None other than the CEO of Mylan explained in the simplest possible way what is going on: a government mandated monopoly under the guise of a trade pact: “Heather Bresch, the chief executive of Mylan, one of the largest generic-drug makers, said the brand-name pharmaceutical industry was “establishing, through U.S. trade policy, an international system designed to maximize its monopolies.”
But where the alarm bells truly go off is when someone, anyone, uses the word “fair” to justify policy, such as surging drug costs. To wit: “drug companies, however, say they need to be able to charge fair prices to compensate for the billions of dollars and decades of research that go into their medicines.”
What is amusing is that the true motive behind the TPP’s secrecy have been quite clear to virtually everyone but the population of the TPP’s host nation:
“It was very clear to everyone except the U.S. that the initial proposal wasn’t about transparency. It was about getting market access for the pharmaceutical industry by giving them greater access to and influence over decision-making processes around pricing and reimbursement,” said Deborah Gleeson, a lecturer at the School of Psychology and Public Health at La Trobe University in Australia. And even though the section, known as the transparency annex, has been toned down, she said, “I think it’s a shame that the annex is still being considered at all for the T.P.P.”
RT adds that one country that should be in arms over the TPP is Australia:
The secret negotiations now allegedly reveal that Australia’s Pharmaceutical Benefits Scheme might be undermined, pushing up the cost of medicines in the country.
“United States trade negotiators have aggressively pushed for provisions favoring multinational pharmaceutical manufacturers at the expense of national governments and public healthcare systems,” the Sydney Morning Herald wrote.
But the one place where the biggest price shock may be unleashed is, not surprisingly, the US itself :
The leaked TPP document “shows that the pact could expose Medicare to pharmaceutical company attacks and constrain future policy reforms, including the ability of the US government to curb rising and unsustainable drug prices,” the US consumer rights advocacy group and think tank Public Citizen said in its Wednesday statement.
The group says president Obama’s administration has been “acting at the behest of pharmaceutical companies,” and the secret negotiations it has been holding within the partnership might affect Medicare, limiting “Congress’ ability to enact policy reforms that would reduce prescription drug costs for Americans.”
The same Congress, incidentally, which gladly washed its hands of any discussion of the TPP when the Senate “fast-tracked” its passage and as the NYT further notes, “a House vote on final passage of the bill, now expected on Friday, appears extremely close.”

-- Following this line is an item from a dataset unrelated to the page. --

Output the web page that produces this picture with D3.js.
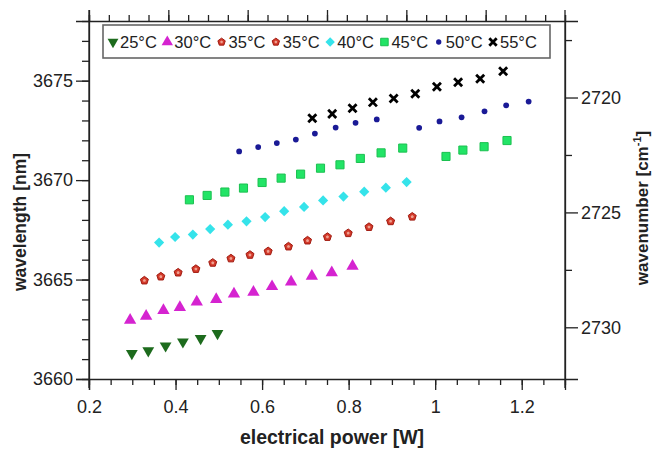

In other words, in exchange for a few million in lobby spending, aka bribes, by Big Pharma, the US Congress has once again sold out the US population, and this time it even voluntarily bypassed even the mock democratic process of debating the law it will pass.
Why? Just so shareholders of pharmaceutical companies could reap even greater profits at the expense of not just the US population, but of the populations of some of the biggest US trading partners, all of whom are about to see the prices of medical care skyrocket.
And since nothing is confirmed until it is officially denied, here is the punchline:
“The transparency annex in T.P.P. is not subject to Investor-State Dispute Settlement, and nothing in its provisions will undermine our ability to pursue the best health care policy for Americans, including any future action on health care expenditures and cost containment,” a trade representative spokesman said.
Those Americans who may wish to challenge the claim well, they are out of luck: Congress is about to make sure there is no way anyone can have a say into what big corporations have in store for the US population.